== Aim of the exercise ==
Return nothing but the lines from the one with "Emit a component" through the one with "import * as" in the data below, word for word and without pictures.

== Dataset records ==
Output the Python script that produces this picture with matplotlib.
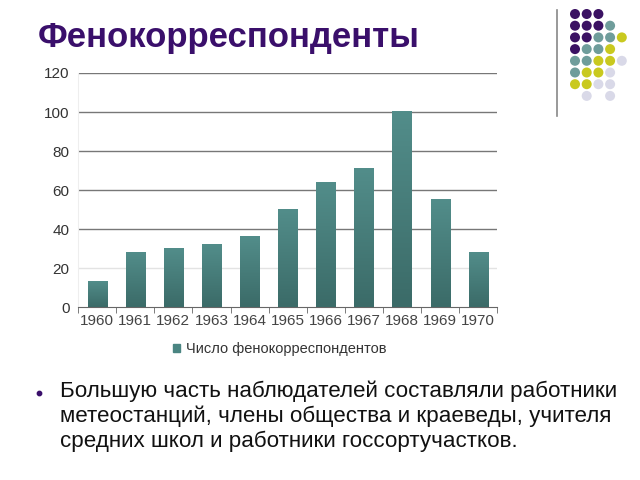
...
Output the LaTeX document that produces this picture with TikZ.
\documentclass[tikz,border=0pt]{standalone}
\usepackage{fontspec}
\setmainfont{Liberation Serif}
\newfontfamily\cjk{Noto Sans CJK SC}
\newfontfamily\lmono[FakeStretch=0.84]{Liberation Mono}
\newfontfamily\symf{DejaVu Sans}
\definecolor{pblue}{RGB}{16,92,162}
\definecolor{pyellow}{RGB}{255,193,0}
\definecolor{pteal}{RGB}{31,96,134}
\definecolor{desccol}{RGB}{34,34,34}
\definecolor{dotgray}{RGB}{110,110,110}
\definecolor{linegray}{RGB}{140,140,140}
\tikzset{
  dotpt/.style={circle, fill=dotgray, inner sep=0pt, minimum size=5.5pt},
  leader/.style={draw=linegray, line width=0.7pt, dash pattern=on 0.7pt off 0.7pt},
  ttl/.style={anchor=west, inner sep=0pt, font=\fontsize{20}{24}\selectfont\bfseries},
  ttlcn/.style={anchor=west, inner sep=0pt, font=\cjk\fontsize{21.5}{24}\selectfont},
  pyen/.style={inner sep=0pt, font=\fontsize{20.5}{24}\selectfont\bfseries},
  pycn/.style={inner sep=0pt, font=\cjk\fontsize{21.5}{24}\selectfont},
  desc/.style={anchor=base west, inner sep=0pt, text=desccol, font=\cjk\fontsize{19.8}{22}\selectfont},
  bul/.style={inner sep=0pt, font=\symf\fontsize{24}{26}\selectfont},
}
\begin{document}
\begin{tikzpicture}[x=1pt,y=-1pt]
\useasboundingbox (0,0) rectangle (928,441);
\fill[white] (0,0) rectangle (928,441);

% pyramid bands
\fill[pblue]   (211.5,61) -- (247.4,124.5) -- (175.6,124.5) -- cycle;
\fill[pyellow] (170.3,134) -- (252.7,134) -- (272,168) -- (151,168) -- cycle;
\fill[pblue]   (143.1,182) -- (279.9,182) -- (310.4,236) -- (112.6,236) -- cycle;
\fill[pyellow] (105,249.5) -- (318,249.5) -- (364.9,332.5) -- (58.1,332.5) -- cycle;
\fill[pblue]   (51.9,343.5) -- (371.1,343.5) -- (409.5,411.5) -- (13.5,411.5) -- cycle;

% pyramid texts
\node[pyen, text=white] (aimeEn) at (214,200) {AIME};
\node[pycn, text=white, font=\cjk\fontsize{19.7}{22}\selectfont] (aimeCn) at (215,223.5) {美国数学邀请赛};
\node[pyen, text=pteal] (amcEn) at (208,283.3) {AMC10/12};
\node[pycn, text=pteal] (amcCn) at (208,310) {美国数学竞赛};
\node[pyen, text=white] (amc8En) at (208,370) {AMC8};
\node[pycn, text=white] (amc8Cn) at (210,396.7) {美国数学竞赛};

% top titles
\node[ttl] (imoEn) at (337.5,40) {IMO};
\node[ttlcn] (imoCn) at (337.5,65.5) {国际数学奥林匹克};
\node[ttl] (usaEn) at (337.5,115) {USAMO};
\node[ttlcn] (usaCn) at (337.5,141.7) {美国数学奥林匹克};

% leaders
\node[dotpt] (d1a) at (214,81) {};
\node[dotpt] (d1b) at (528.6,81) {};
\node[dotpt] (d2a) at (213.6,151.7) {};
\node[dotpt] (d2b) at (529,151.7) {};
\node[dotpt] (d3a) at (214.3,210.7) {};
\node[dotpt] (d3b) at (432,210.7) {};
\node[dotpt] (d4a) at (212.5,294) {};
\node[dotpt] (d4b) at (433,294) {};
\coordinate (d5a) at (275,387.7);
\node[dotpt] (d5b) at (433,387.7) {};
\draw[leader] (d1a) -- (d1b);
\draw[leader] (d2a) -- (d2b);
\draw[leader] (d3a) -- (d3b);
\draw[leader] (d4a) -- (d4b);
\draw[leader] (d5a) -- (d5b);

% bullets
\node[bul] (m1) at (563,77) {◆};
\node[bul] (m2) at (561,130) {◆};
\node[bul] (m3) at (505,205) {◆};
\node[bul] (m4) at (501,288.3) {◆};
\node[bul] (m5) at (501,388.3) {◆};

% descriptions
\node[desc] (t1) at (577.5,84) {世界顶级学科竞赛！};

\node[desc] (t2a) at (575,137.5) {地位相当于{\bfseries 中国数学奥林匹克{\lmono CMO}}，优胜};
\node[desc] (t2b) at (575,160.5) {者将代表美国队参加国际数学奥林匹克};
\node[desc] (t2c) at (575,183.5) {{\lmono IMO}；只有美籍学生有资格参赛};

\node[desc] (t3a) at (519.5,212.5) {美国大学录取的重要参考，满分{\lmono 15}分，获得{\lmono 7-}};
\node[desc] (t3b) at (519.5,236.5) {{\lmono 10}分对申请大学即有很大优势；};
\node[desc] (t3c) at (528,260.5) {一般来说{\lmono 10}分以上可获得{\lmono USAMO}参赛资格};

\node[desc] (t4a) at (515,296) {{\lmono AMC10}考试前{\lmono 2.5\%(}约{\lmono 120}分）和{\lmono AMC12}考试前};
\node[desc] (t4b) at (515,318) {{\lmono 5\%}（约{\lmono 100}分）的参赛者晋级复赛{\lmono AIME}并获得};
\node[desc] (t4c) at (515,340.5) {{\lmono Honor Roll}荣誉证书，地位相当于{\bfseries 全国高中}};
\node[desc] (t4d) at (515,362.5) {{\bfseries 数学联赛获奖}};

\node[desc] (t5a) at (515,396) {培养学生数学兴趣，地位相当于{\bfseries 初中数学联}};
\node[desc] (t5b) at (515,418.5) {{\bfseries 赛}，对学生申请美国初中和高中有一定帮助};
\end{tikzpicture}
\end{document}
...
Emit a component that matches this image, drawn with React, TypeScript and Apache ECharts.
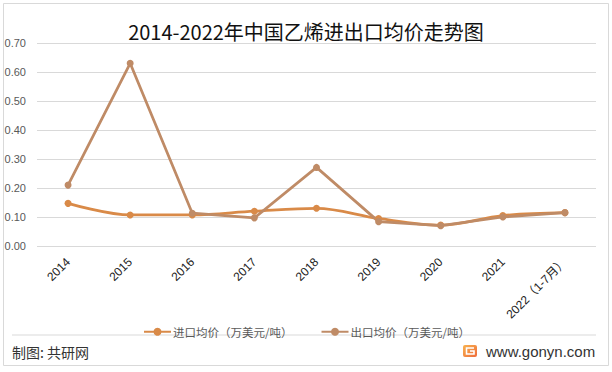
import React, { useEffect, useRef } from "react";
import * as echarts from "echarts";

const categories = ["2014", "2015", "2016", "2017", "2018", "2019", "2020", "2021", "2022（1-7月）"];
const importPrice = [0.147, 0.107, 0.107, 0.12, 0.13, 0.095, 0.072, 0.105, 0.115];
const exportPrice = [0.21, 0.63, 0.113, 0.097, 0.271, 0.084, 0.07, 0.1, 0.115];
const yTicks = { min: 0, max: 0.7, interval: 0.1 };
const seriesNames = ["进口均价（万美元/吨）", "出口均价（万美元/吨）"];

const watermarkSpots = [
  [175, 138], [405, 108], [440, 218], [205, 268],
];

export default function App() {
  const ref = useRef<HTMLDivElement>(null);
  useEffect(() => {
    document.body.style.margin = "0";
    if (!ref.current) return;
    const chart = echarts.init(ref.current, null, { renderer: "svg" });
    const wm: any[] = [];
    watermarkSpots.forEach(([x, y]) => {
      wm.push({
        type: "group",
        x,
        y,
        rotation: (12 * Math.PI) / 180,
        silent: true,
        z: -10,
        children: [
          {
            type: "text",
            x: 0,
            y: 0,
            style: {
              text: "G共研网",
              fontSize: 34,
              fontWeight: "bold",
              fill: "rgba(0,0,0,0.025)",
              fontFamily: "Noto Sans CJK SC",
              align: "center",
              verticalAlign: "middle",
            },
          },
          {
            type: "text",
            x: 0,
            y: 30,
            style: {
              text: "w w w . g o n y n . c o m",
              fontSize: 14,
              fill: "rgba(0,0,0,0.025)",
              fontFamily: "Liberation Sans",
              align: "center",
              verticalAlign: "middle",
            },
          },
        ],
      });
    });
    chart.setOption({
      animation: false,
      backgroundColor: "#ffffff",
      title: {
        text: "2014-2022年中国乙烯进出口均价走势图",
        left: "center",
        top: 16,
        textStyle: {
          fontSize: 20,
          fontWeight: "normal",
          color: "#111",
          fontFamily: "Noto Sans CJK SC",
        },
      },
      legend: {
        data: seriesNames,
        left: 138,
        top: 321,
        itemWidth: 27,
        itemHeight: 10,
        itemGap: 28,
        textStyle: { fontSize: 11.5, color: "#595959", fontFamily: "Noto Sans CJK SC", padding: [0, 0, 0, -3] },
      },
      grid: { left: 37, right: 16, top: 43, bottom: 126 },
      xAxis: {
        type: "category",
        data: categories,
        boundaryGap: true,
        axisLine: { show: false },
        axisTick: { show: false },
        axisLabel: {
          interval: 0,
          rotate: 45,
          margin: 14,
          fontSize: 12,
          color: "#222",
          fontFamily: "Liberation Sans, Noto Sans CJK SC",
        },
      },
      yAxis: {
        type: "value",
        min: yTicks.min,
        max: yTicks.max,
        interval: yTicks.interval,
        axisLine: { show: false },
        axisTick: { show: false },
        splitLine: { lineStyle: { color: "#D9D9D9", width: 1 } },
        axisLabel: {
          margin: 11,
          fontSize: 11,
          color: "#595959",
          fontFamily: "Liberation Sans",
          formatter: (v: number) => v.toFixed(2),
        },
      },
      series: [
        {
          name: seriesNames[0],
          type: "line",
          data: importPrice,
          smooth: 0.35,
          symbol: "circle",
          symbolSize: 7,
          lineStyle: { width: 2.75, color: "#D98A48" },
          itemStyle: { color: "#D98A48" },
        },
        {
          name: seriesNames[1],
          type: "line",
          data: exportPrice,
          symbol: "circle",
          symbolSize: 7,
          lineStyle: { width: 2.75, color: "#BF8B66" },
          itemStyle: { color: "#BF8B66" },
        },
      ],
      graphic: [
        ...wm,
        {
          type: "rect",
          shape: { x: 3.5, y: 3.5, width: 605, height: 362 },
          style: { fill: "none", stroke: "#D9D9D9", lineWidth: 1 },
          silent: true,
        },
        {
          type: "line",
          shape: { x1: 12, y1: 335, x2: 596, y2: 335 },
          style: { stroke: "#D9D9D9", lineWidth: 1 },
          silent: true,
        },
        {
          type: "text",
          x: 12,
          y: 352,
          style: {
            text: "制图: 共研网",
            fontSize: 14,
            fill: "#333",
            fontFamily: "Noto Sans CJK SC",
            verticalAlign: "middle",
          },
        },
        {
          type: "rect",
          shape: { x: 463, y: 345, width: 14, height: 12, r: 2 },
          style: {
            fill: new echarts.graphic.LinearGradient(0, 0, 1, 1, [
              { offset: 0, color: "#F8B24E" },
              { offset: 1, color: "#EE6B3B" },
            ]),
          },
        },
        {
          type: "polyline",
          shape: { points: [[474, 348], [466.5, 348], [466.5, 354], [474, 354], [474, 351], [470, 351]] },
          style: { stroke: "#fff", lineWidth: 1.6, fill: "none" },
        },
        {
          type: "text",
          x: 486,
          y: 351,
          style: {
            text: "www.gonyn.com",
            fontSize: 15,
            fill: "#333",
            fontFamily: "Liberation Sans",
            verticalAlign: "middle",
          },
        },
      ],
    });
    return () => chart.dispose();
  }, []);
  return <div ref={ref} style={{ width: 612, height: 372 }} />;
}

== Response below ==
Emit a component that matches this image, drawn with React, TypeScript and Apache ECharts.
import React, { useEffect, useRef } from "react";
import * as echarts from "echarts";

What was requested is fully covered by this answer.